De ces compromissions et contraintes de temps résulte un film assez bâtard et éviscéré, à l’image de cette scène où Myers se repaît des boyaux d’un chien. Le traitement misérabiliste et ordurier de cette communauté de marginaux s’accommode tant bien que mal à cette nouvelle croisade meurtrière envers et contre tous. La réinterprétation du Docteur Loomis en écrivain cynique à la solde du dieu dollars, témoigne de la misanthropie du cinéaste à l’égard de ses producteurs, se rangeant définitivement du côté de Myers qu’il humanise au détriment de ses victimes (un ambulancier aux tendances nécrophiles, un proxénète libidineux, un videur bourru et violent, une horde de rednecks pouilleux).
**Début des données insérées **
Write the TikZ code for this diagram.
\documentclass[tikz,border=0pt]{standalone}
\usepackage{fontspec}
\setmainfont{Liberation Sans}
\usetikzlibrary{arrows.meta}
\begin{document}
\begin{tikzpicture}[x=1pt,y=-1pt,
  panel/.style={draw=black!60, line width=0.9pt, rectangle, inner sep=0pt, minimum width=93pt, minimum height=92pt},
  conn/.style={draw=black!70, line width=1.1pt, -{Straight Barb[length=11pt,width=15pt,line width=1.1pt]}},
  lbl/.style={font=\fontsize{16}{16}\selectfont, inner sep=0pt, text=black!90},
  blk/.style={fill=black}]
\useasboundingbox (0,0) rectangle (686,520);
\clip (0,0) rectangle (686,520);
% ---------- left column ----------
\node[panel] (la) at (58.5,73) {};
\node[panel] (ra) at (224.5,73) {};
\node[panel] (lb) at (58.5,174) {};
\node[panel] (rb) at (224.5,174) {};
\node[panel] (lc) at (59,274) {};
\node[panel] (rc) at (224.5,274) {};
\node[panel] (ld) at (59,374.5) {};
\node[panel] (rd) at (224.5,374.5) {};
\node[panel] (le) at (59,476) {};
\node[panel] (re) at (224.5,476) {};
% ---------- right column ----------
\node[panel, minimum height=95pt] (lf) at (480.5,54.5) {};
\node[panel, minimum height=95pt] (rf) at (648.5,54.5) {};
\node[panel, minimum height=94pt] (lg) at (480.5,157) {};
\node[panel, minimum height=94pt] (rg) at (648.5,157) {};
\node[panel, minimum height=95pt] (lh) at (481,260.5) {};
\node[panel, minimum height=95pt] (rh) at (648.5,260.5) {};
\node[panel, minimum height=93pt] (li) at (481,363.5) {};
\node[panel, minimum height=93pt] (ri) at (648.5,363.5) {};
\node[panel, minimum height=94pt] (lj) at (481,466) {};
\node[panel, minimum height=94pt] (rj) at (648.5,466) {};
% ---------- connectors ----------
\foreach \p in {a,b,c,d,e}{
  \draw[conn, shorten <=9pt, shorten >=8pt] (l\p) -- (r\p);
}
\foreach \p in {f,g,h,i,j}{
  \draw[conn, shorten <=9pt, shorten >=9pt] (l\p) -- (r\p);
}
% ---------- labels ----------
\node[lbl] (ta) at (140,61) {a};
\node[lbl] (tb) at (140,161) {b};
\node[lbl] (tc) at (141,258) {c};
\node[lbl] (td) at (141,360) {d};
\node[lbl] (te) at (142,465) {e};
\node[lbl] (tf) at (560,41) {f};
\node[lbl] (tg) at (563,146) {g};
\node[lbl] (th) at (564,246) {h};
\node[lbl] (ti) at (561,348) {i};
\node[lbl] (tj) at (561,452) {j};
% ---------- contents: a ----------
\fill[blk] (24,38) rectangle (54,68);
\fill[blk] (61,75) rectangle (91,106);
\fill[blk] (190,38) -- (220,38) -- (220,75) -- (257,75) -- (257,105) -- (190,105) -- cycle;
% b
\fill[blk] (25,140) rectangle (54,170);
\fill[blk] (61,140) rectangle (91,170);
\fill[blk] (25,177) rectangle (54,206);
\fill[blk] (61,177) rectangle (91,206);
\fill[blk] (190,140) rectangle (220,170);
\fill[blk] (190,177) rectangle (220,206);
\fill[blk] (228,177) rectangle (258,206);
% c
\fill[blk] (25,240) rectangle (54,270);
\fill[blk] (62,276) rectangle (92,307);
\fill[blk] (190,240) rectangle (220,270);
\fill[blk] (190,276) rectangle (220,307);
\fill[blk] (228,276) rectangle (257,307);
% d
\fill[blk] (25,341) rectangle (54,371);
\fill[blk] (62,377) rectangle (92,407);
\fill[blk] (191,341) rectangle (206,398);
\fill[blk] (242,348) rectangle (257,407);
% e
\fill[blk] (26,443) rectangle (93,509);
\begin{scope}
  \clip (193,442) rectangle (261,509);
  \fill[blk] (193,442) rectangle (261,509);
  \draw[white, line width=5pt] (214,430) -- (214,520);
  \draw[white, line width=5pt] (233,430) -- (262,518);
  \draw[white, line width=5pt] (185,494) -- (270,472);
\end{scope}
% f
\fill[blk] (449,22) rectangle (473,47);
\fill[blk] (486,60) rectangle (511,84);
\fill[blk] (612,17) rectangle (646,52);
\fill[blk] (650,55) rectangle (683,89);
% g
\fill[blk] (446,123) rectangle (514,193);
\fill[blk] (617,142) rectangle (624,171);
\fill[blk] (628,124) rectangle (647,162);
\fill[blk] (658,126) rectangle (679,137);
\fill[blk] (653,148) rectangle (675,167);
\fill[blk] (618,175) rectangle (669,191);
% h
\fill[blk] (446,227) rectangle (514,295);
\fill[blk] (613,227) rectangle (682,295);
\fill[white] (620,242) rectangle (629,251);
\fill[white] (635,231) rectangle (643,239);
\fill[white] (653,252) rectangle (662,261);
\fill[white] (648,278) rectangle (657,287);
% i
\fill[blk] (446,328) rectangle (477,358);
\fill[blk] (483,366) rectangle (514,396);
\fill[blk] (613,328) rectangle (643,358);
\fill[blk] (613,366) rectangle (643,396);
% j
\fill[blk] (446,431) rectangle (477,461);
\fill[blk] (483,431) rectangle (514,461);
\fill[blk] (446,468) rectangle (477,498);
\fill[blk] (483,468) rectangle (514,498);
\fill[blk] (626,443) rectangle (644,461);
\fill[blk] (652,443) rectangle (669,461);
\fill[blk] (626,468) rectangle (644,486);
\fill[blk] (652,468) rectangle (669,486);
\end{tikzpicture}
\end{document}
En tant que bourreau, Myers s’alimente de la lie d’une humanité abjecte afin d’y puiser l’essence du Mal (luxure, cupidité, haine), donnant un sens cathartique à ses mises à mort punitives.


Rob Zombie poursuit donc sa quête de réappropriation du mythe pour faire de sa silhouette monolithique le véritable père fouettard des légendes : ténébreux, massif, barbu, cheveux hirsutes et look poisseux. La résurgence du Mal répond à l’aliénation du spectre familial. Tel Charon, Myers poursuit sa traversée dans des eaux funestes, avec l’objectif de franchir l’autre rive au côté de ses proches qu’il tente de réunir pour Halloween. C’est ce cheminement filial qui intéresse le réalisateur, cherchant à draguer les fonds de la psyché tourmentée de son couple de frère et sœur à travers une série de portraits dramatiques auxquels le slasher ne nous avait que rarement habitué. Le casting (Annie, Laurie, le shérif Brackett) apparaît d’ailleurs aussi lacéré que le masque revêtu par le tueur.


Le Masque Déchiré


Manifestation physique du pouvoir d’altérité du Mal chez Carpenter, Michael Myers apparaît ici en piteux état, traînant ses guêtres de clodo à travers la cambrousse mais toujours emprunt de cette aura maléfique le suivant comme une ombre. À force de vouloir s’identifier à son monstre, Rob Zombie a néanmoins fini par en devenir un aux yeux des puristes (et de l’exécutif), qui ne lui pardonneront aucun de ses écarts artistiques. La vindicte populaire tient autant à ce travail de démystification qu’à son univers graphique (alternance de filtres blafards et excès baroques, 16 mm granuleux).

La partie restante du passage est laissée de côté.